The Reserve Bank of India (RBI) thinks it is able to launch its first digital currency trial programs in December.
There is a timeline for the next phase of India’s CBDC
The RBI has been studying various aspects of a central bank digital currency. Including its security, impact on the Indian financial sector, and how it would affect monetary policy and currency circulation. The bank has also studied the merits of using a centralized or decentralized ledger for its proposed CBDC.
In July, the central bank took its first steps into the idea of a CBDC, and today there was a timeline for the next phase of the project, the governor told CNBC: “I think by the end of the year we should be able to […] be in a position, perhaps, to start our first trials.”
Central Banks are increasing their efforts
Central banks have stepped up efforts to embrace digital currencies over the past year.
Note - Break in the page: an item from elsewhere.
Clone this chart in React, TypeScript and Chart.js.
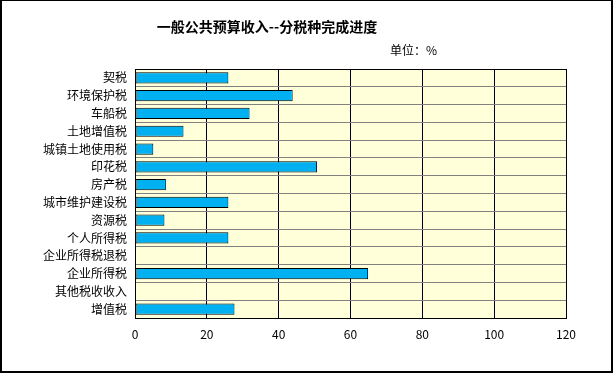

The reason for this is the decline in the use of cash and growing interest in cryptocurrencies such as Bitcoin and Ethereum.
Currently, China is making the most significant moves and is already testing its digital yuan in several cities, but also Europe and the UK are exploring digital currencies that would be issued by them, either to commercial lenders or directly to the public.
Central bank digital currencies are different from cryptocurrencies such as Bitcoin or Ethereum. A CBDC would be fully regulated and subject to a central authority, typically the central bank. In comparison, cryptocurrencies such as Bitcoin and Ethereum are much harder to regulate and decentralized.